SEC Adopts New Ethics Rules for Mutual Fund Industry
Jun 1st, 2004 • Posted in: NewsWASHINGTON
With nearly half of the nation’s biggest mutual fund firms facing charges of fraud and misconduct, the U.S. Securities and Exchange Commission (SEC) last week adopted new rules designed to bolster the industry’s ethics.
After a unanimous vote by SEC commissioners last week, mutual fund executives now face a raft of new requirements, including a mandate that they report their personal holdings and trades in stocks and funds.
Executives and managers must get permission to participate in IPO launches and must report ethics and legal violations to their company’s compliance officer, general counsel, or similar executive, reported the Washington Post.

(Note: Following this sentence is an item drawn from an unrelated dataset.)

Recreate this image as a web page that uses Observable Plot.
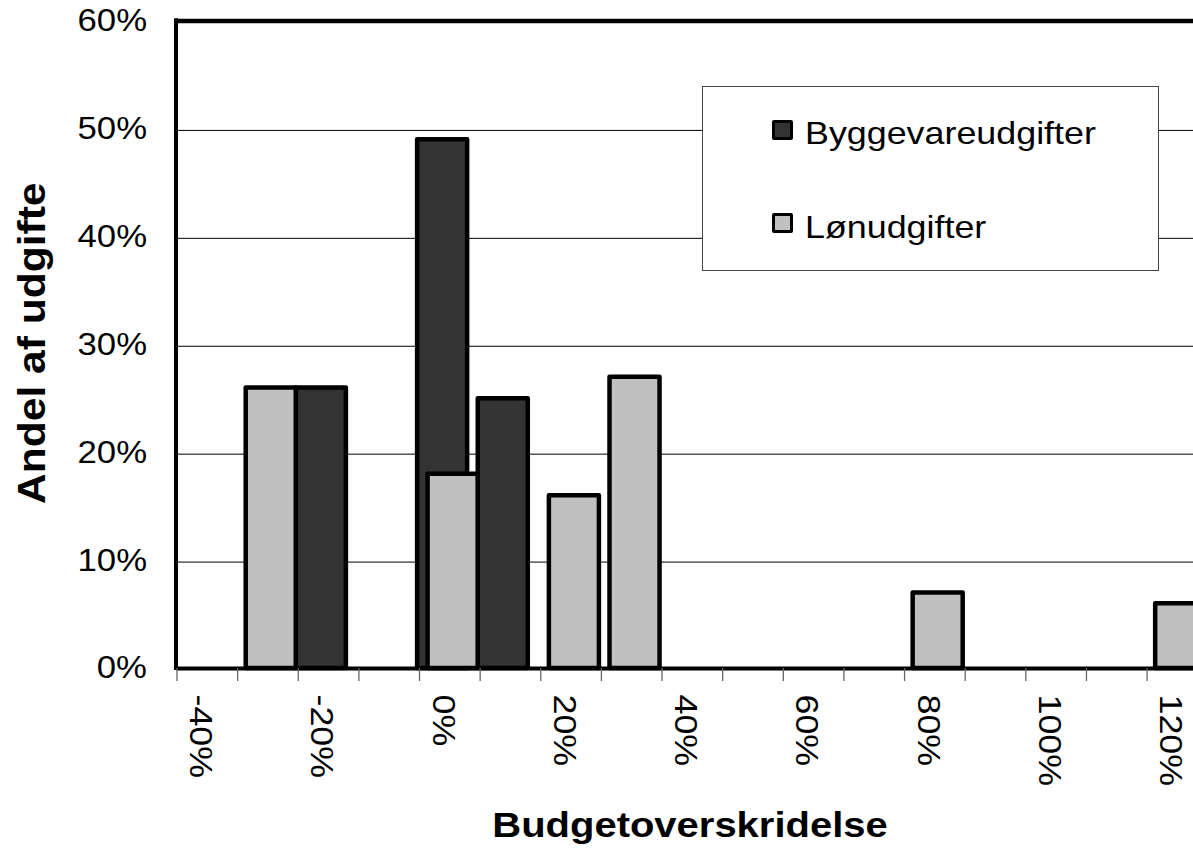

The new rules come as the SEC continues to ponder how best to rein in an industry facing rampant charges of market timing, illicit trading, and favoritism. Twelve of the nation’s 25 biggest mutual find firms have been sued by the SEC, noted the Post.
Proposed reforms still under debate include requiring all mutual funds to be chaired by people who do not manage the firm’s funds — a shift that would require changes at 80 percent of U.S. mutual fund firms. Also proposed: a rule upping the independent population on corporate boards from 50 percent to 75 percent, reported the New York Times.
“The relationship between an investment adviser and its clients is supposed to rest on a bedrock foundation of fiduciary principles,” SEC chairman William Donaldson said last week. “[A]dvisers owe their clients more than mere honesty and good faith. Recent experience suggests that all too many advisers were delivering much less.”